--- Start Data extract ---

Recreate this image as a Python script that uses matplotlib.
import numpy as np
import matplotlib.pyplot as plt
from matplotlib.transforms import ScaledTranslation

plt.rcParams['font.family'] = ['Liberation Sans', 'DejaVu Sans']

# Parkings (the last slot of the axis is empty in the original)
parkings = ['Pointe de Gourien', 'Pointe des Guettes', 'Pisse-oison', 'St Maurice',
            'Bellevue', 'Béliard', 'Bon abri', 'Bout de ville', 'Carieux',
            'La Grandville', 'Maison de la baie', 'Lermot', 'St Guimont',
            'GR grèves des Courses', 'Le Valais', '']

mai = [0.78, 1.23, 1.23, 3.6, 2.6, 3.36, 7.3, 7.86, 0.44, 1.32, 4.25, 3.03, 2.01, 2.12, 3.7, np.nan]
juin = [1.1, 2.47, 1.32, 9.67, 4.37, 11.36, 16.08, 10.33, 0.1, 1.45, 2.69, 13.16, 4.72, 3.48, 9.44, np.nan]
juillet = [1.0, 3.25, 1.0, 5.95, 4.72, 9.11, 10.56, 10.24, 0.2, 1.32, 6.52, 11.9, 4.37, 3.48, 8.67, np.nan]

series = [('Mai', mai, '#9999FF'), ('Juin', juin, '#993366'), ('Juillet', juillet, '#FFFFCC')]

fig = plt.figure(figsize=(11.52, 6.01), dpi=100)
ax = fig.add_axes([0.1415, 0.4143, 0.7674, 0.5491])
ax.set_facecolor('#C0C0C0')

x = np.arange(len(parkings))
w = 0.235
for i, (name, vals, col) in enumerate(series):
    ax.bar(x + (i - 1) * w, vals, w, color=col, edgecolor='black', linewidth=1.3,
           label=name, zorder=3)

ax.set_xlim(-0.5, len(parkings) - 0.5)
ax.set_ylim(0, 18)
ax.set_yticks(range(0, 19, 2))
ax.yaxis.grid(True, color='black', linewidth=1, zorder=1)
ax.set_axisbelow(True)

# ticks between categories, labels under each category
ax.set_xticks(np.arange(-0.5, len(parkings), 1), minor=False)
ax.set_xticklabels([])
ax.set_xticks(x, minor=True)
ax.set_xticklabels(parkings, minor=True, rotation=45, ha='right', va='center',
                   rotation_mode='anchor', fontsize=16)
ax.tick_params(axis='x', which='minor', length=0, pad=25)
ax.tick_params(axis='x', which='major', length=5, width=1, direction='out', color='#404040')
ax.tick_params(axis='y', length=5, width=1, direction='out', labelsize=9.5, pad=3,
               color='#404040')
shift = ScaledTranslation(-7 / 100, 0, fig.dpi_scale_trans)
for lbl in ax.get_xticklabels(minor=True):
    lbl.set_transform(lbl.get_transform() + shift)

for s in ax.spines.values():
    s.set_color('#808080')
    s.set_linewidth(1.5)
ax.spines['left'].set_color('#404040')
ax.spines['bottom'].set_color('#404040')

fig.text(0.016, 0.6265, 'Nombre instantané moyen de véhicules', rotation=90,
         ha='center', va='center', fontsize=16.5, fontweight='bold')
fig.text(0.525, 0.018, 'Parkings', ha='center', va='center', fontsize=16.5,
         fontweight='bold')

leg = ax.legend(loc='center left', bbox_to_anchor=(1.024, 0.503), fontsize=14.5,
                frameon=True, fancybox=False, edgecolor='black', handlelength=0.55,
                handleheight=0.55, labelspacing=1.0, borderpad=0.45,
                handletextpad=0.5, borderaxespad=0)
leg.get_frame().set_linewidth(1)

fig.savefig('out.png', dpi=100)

--- End Data extract ---

> Directions for this task: Repeat exactly, please, each line from the beginning of the data through the line with "Courses', 'Le Valais', '']" in it, and only those lines.

> The solution:
Recreate this image as a Python script that uses matplotlib.
import numpy as np
import matplotlib.pyplot as plt
from matplotlib.transforms import ScaledTranslation

plt.rcParams['font.family'] = ['Liberation Sans', 'DejaVu Sans']

# Parkings (the last slot of the axis is empty in the original)
parkings = ['Pointe de Gourien', 'Pointe des Guettes', 'Pisse-oison', 'St Maurice',
            'Bellevue', 'Béliard', 'Bon abri', 'Bout de ville', 'Carieux',
            'La Grandville', 'Maison de la baie', 'Lermot', 'St Guimont',
            'GR grèves des Courses', 'Le Valais', '']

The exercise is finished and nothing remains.